As surviving former member of People Temple, when I first heard someone speaking about “drinking the Kool-Aid,” I was deeply offended. I thought, “How can these people trivialize such a horrific event such as the mass suicide/murder of over 900 people?” I thought it, but I didn’t say it. Over the past 25 years, I have learned it is much easier to keep quiet.
The lessons of life come to all of us, though there are not many who have learned the lessons that those of us in Peoples Temple did. People came to the Temple from different walks of life, but were united in what seemed to be a common cause of racial and economic equality. I was a teenager when I joined Peoples Temple and only 20 years old on November 18th, 1978.
I am not a philosopher, but I believe that a person’s reaction to my association with Jonestown tells me a lot about what that person’s values are. One thing I quickly learned was not to just blurt out at a party or at work that I had lived in Jonestown and survived. People treated me differently after they found out, and usually – okay, always – relationships were affected, colored, tainted by my Jonestown connection. So I adapted and became more selective when sharing my background.

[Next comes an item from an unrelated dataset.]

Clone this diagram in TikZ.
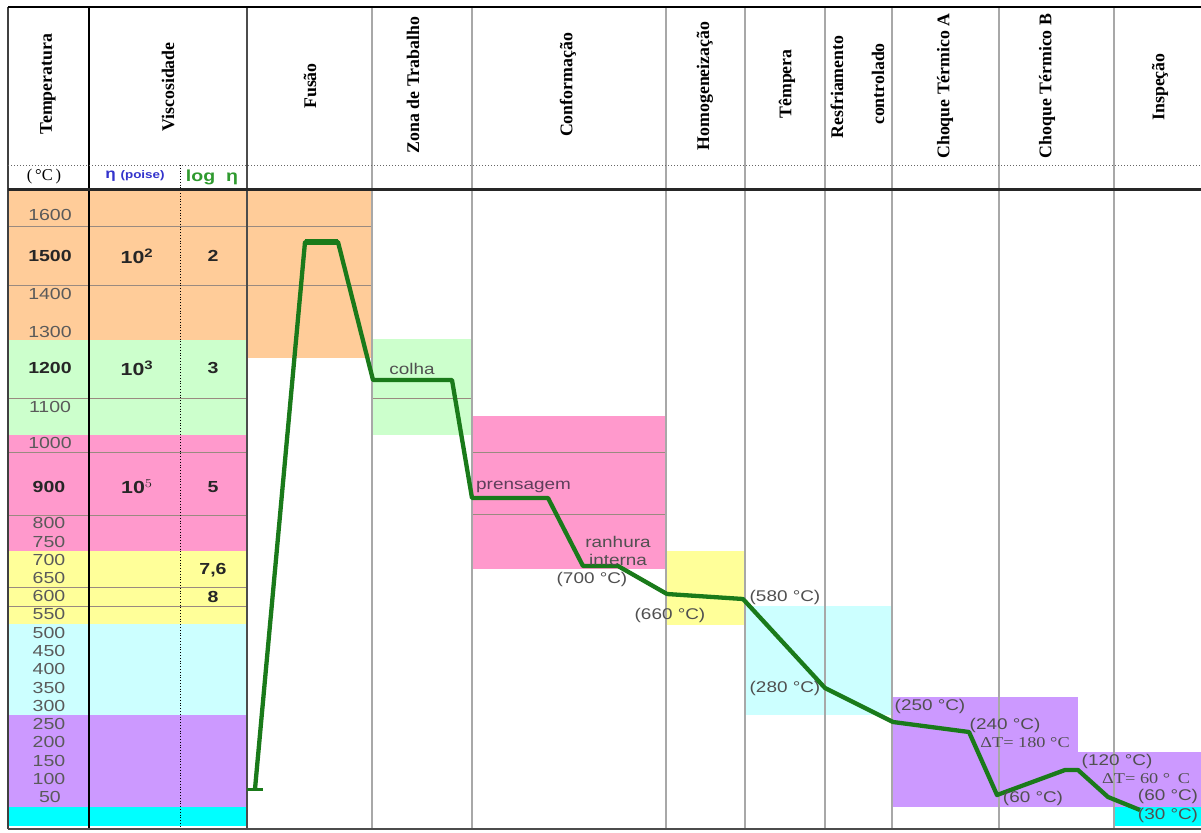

With time I learned. I would let people get to know me for a while, then I would find an appropriate time to let them know that I was in Peoples Temple. They were always amazed, since I was like them. And then, nearly always, even though they knew me, people would distance themselves from me. The knowledge of my background was equivalent to the plague in most cases. Only a few people recognized that if a person like myself – like themselves – was involved in Peoples Temple, then there must be more to the story than what they had heard.
The realization came to me that if I really wanted to represent what People Temple was all about, I had to live my life in a way that reflected the values of Peoples Temple, so if I ever was in a situation where I needed to tell someone that I was in Jonestown, I would properly represent my family that died 25 years ago.

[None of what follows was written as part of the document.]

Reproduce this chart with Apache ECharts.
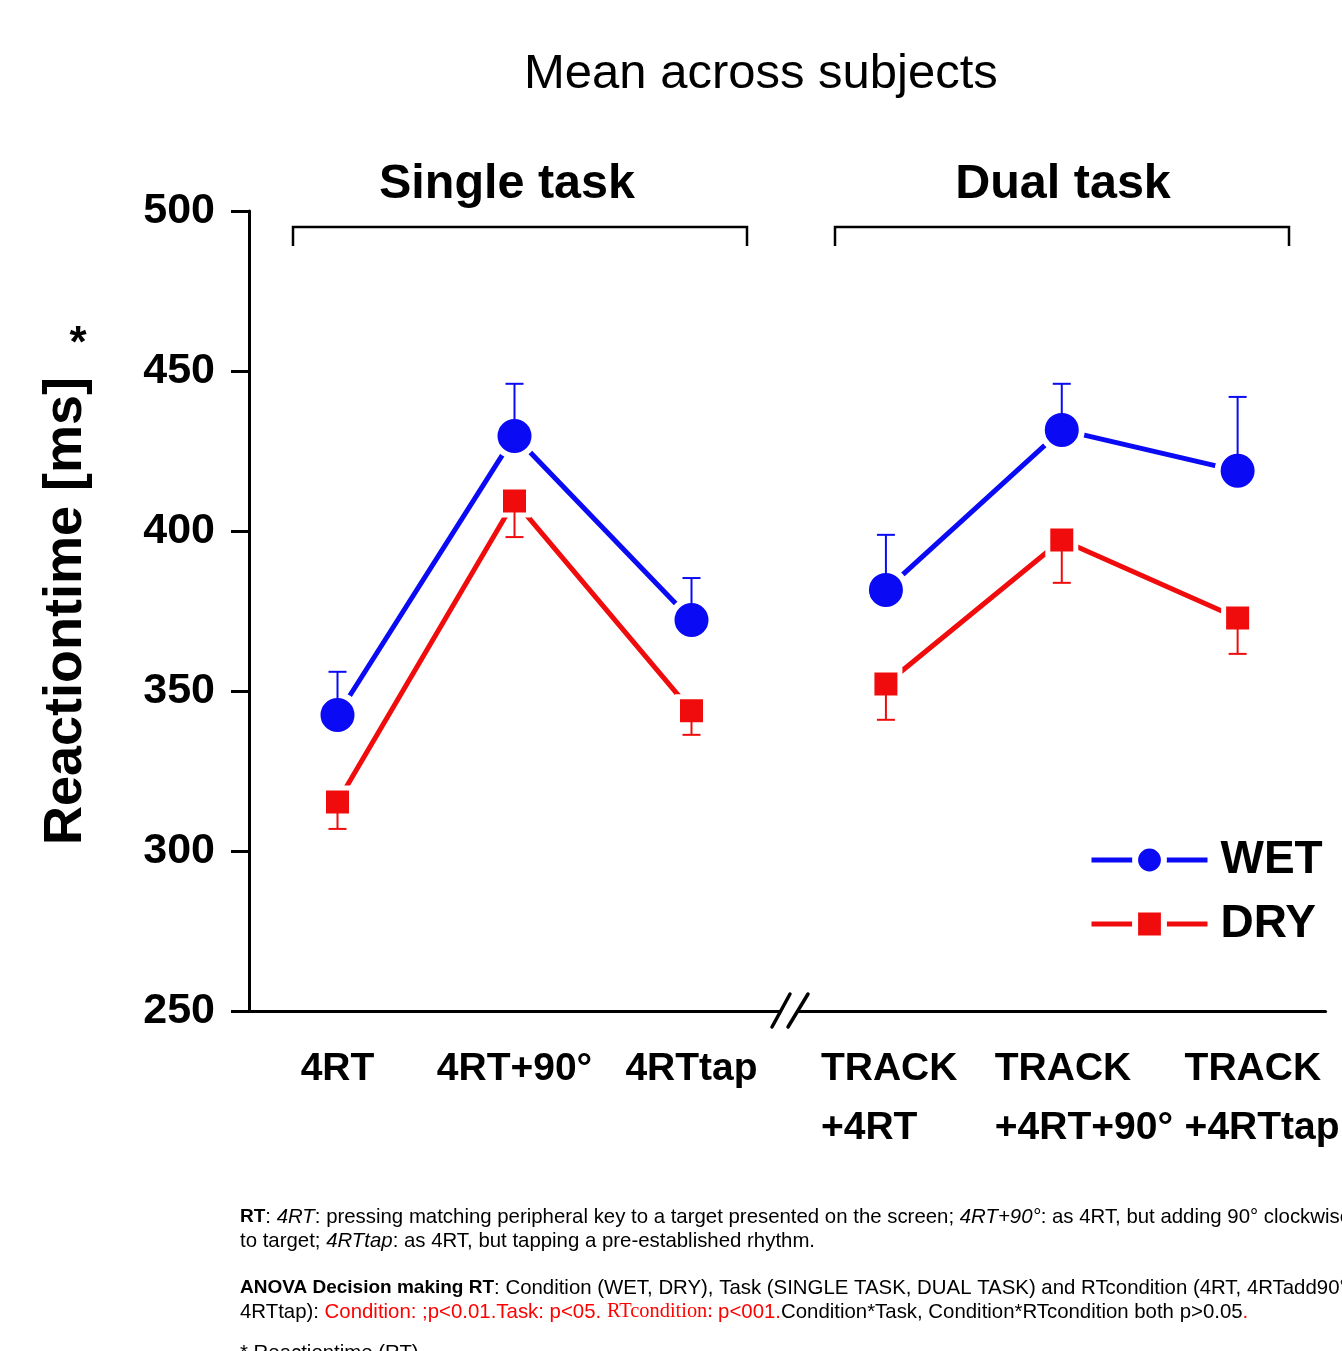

Still, it would enrage me when I heard jokes or comments about the “cultists.” Arguing and attempting to correct everyone just wouldn’t do. What I found truly amazing was the term that I’ve heard lately in business – “drinking the Kool-Aid” – as a description of someone who has completely bought into a particular idea or belief.

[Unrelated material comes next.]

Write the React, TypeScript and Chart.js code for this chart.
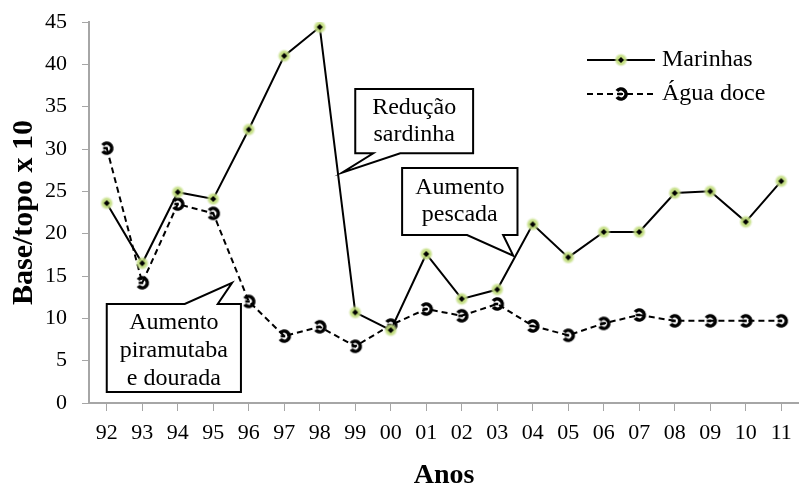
import React, { useEffect, useRef } from 'react';
import { Chart, registerables } from 'chart.js';

Chart.register(...registerables);

const categories = ['92', '93', '94', '95', '96', '97', '98', '99', '00', '01', '02', '03', '04', '05', '06', '07', '08', '09', '10', '11'];
const marinhas = [23.6, 16.5, 24.9, 24.1, 32.3, 41.0, 44.4, 10.7, 8.6, 17.6, 12.3, 13.4, 21.1, 17.2, 20.2, 20.2, 24.8, 25.0, 21.4, 26.2];
const aguaDoce = [30.1, 14.2, 23.5, 22.4, 12.0, 7.9, 9.0, 6.7, 9.2, 11.1, 10.3, 11.7, 9.1, 8.0, 9.4, 10.4, 9.7, 9.7, 9.7, 9.7];
const seriesNames = ['Marinhas', 'Água doce'];
const yMin = 0;
const yMax = 45;
const yStep = 5;
const xTitle = 'Anos';
const yTitle = 'Base/topo x 10';

// Callout annotations: text lines, tip (category index, value), box (left idx, top val, right idx, bottom val)
const calloutTexts = [['Redução', 'sardinha'], ['Aumento', 'pescada'], ['Aumento', 'piramutaba', 'e dourada']];
const calloutTips = [[6.63, 27.2], [11.45, 17.4], [3.53, 14.2]];
const calloutBoxes = [[7.0, 37.1, 10.32, 29.5], [8.32, 27.75, 11.57, 19.84], [0.0, 11.69, 3.78, 1.3]];
const calloutTailSide = ['bottom', 'bottom', 'top'];
const calloutTailBase = [[18, 45], [65, 101], [78, 111]];

const FONT = '"Liberation Serif", "Times New Roman", serif';

function makeMarinhaMarker() {
  const c = document.createElement('canvas');
  c.width = 14; c.height = 14;
  const g = c.getContext('2d')!;
  const grad = g.createRadialGradient(7, 7, 1, 7, 7, 7);
  grad.addColorStop(0, 'rgba(180,210,100,1)');
  grad.addColorStop(0.6, 'rgba(195,222,130,0.85)');
  grad.addColorStop(1, 'rgba(220,235,180,0)');
  g.fillStyle = grad;
  g.beginPath(); g.arc(7, 7, 7, 0, Math.PI * 2); g.fill();
  g.fillStyle = '#000';
  g.beginPath();
  g.moveTo(7, 4); g.lineTo(10, 7); g.lineTo(7, 10); g.lineTo(4, 7); g.closePath();
  g.fill();
  return c;
}

function makeAguaMarker() {
  const c = document.createElement('canvas');
  c.width = 18; c.height = 18;
  const g = c.getContext('2d')!;
  g.strokeStyle = '#000';
  g.lineWidth = 3.6;
  g.beginPath();
  g.arc(9, 9, 5, -Math.PI * 0.8, Math.PI * 0.8);
  g.stroke();
  g.lineWidth = 2.6;
  g.beginPath(); g.moveTo(5.5, 9); g.lineTo(10, 9); g.stroke();
  return c;
}

export default function App() {
  const ref = useRef<HTMLCanvasElement>(null);

  useEffect(() => {
    if (!ref.current) return;
    const mMarker = makeMarinhaMarker();
    const aMarker = makeAguaMarker();

    const overlay = {
      id: 'overlay',
      afterDatasetsDraw(chart: any) {
        const ctx = chart.ctx;
        const xs = chart.scales.x;
        const ys = chart.scales.y;
        ctx.save();
        // callouts
        calloutTexts.forEach((lines, i) => {
          const [l, t, r, b] = calloutBoxes[i];
          const x0 = xs.getPixelForValue(l);
          const x1 = xs.getPixelForValue(r);
          const y0 = ys.getPixelForValue(t);
          const y1 = ys.getPixelForValue(b);
          const tx = xs.getPixelForValue(calloutTips[i][0]);
          const ty = ys.getPixelForValue(calloutTips[i][1]);
          const [b0, b1] = calloutTailBase[i];
          ctx.beginPath();
          if (calloutTailSide[i] === 'bottom') {
            ctx.moveTo(x0, y0);
            ctx.lineTo(x1, y0);
            ctx.lineTo(x1, y1);
            ctx.lineTo(x0 + b1, y1);
            ctx.lineTo(tx, ty);
            ctx.lineTo(x0 + b0, y1);
            ctx.lineTo(x0, y1);
          } else {
            ctx.moveTo(x0, y0);
            ctx.lineTo(x0 + b0, y0);
            ctx.lineTo(tx, ty);
            ctx.lineTo(x0 + b1, y0);
            ctx.lineTo(x1, y0);
            ctx.lineTo(x1, y1);
            ctx.lineTo(x0, y1);
          }
          ctx.closePath();
          ctx.fillStyle = '#fff';
          ctx.fill();
          ctx.lineWidth = 2;
          ctx.strokeStyle = '#000';
          ctx.lineJoin = 'miter';
          ctx.stroke();
          ctx.fillStyle = '#000';
          ctx.font = '24px ' + FONT;
          ctx.textAlign = 'center';
          ctx.textBaseline = 'middle';
          const lh = lines.length > 2 ? 28 : 27;
          const cx = (x0 + x1) / 2;
          const cy = (y0 + y1) / 2 + (lines.length > 2 ? 3 : 0);
          lines.forEach((s, k) => {
            ctx.fillText(s, cx, cy + (k - (lines.length - 1) / 2) * lh);
          });
        });
        // legend
        const lx0 = 587, lx1 = 655, ltx = 662;
        const rows = [60, 94];
        ctx.strokeStyle = '#000';
        ctx.lineWidth = 2;
        ctx.setLineDash([]);
        ctx.beginPath(); ctx.moveTo(lx0, rows[0]); ctx.lineTo(lx1, rows[0]); ctx.stroke();
        ctx.drawImage(mMarker, (lx0 + lx1) / 2 - 7, rows[0] - 7);
        ctx.setLineDash([6, 4]);
        ctx.beginPath(); ctx.moveTo(lx0, rows[1]); ctx.lineTo(lx1, rows[1]); ctx.stroke();
        ctx.setLineDash([]);
        ctx.drawImage(aMarker, (lx0 + lx1) / 2 - 9, rows[1] - 9);
        ctx.fillStyle = '#000';
        ctx.font = '24px ' + FONT;
        ctx.textAlign = 'left';
        ctx.textBaseline = 'middle';
        ctx.fillText(seriesNames[0], ltx, rows[0]);
        ctx.fillText(seriesNames[1], ltx, rows[1]);
        ctx.restore();
      },
    };

    const chart = new Chart(ref.current, {
      type: 'line',
      data: {
        labels: categories,
        datasets: [
          {
            label: seriesNames[0],
            data: marinhas,
            borderColor: '#000',
            borderWidth: 2,
            tension: 0,
            pointStyle: mMarker as any,
            pointRadius: 5,
            fill: false,
          },
          {
            label: seriesNames[1],
            data: aguaDoce,
            borderColor: '#000',
            borderWidth: 2,
            borderDash: [6, 4],
            tension: 0,
            pointStyle: aMarker as any,
            pointRadius: 5,
            fill: false,
          },
        ],
      },
      options: {
        animation: false,
        responsive: false,
        devicePixelRatio: 1,
        layout: { autoPadding: false, padding: { top: 22, right: 0, bottom: 0, left: 0 } },
        plugins: {
          legend: { display: false },
          tooltip: { enabled: false },
        },
        scales: {
          x: {
            type: 'category',
            offset: true,
            grid: {
              display: true,
              drawOnChartArea: false,
              drawTicks: true,
              tickLength: 17,
              tickBorderDash: [7, 40],
              color: '#a6a6a6',
              offset: false,
            },
            border: { display: true, color: '#a6a6a6', width: 2 },
            ticks: {
              color: '#000',
              font: { family: FONT, size: 22 },
              padding: 0,
              maxRotation: 0,
              autoSkip: false,
            },
            title: {
              display: true,
              text: xTitle,
              color: '#000',
              font: { family: FONT, size: 28, weight: 'bold', lineHeight: 0.7 },
              padding: { top: 0, bottom: 0 },
            },
            afterFit(s: any) { s.height = 83; s.paddingRight = 0; s.paddingLeft = 0; s.paddingTop = 0; s.paddingBottom = 0; },
          },
          y: {
            min: yMin,
            max: yMax,
            grid: {
              display: true,
              drawOnChartArea: false,
              drawTicks: true,
              tickLength: 7,
              color: '#a6a6a6',
            },
            border: { display: true, color: '#a6a6a6', width: 2 },
            ticks: {
              stepSize: yStep,
              color: '#000',
              font: { family: FONT, size: 22 },
              padding: 15,
            },
            title: {
              display: true,
              text: yTitle,
              color: '#000',
              font: { family: FONT, size: 30, weight: 'bold', lineHeight: 1.2 },
              padding: { top: 6, bottom: 0 },
            },
            afterFit(s: any) { s.width = 89; s.paddingTop = 0; s.paddingBottom = 0; s.paddingLeft = 0; s.paddingRight = 0; },
          },
        },
      },
      plugins: [overlay],
    } as any);

    return () => chart.destroy();
  }, []);

  return (
    <div style={{ position: 'fixed', left: 0, top: 0, width: 799, height: 486, background: '#fff' }}>
      <canvas ref={ref} width={799} height={486} style={{ display: 'block', width: 799, height: 486 }} />
    </div>
  );
}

While I was offended the first time I heard the expression, I’ve thought more deeply about it since. Many of those who died – though certainly not all – did feel they died for what they believed in. If dying for an honorable cause is considered an act of heroism, these people would have been held on pedestals for their bravery and courage… if the circumstances of their deaths had been different. Unfortunately, they have been ridiculed and made fun of.
I have had the good fortune to meet a number of wonderful people during my lifetime, but I have never encountered such a concentration of outstanding human beings as I did in Peoples Temple. When I hear “drinking the Kool-Aid,” I will continue to remember the dedication for what they believed in. It is easy for people to believe that we were mindless and spineless, but nothing could be further from the truth. I hope some day there will be a few more people who will understand what depths are attached to such a trivial statement.
But trivial or not, I can only imagine how the phrase affects other people who survived Peoples Temple, whether they were in Jonestown or not. I can only speak for myself. I guess I’m still finding ways to survive, to handle the challenges of life that come my way. In the end, that doesn’t make me, or any of the other survivors, much different than anyone else.